I have a lead on this job that I can do in Peterborough, SJMonkey has some leads. Go for it. With a twist. Instead of renting again, we decided to buy. Everyone had advice for us (much like the reams of advice we got for the wedding and wholly ignored) and every piece of advice came with the caveat that 'trying to find a home takes forever, don't give up.' So, 1 week of looking at the MLS, 1 weekend of interviewing real-estate agents to see who we actually wanted to work with, following weekend spent looking at houses.

We found the one we wanted. It was the second house we saw. No screwing around, no BS, we made an offer, got a counter, accepted and began to what we needed so both parties met all the conditions; quickly. The house closes on July 29th, 4 days from now. We're almost completely packed, movers have been hired and we're set to go.

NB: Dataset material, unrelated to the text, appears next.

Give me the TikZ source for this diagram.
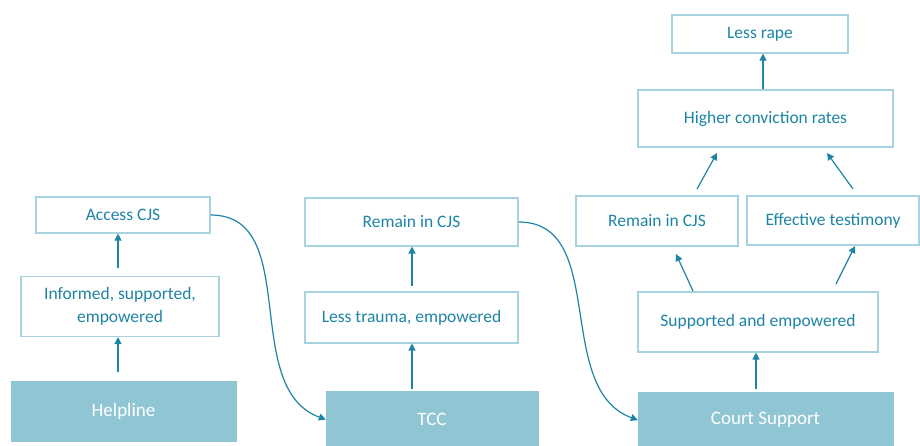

Of course, we're not moving in on the close date. We're going camping first. Not just chill at a fire for a weekend camping, nono, we're going to Blue Skies. We do some volunteer work there every year and it's a long, involved thing. This year, we're doing much less and will be there for only 3 days, but there is still a lot of planning and packing that goes into it. So here we are.

We pack, camp, return, finish packing, have a going away party and then move. Poof! Gone from Ottawa. Now, it isn't that we don't love people in Ottawa, it's just that the city itself has nothing for us. And so many people, oh man, SO many people have been harsh about it. I've heard so many people tell me how terrible living in Peterborough is going to be. How the housing market is shit. How getting jobs is awful. So on and so forth, et al., etc.

But, too bad. Off we go. People who don't like it, suck it up. In any case, we're all caught up now, and I have rambled quite enough. Best of luck to us, best of luck to you. Have a great weekend and if you're in Ottawa, we'll see you at the going away party hopefully. And if you're in Peterborough, get ready for us, because here we come!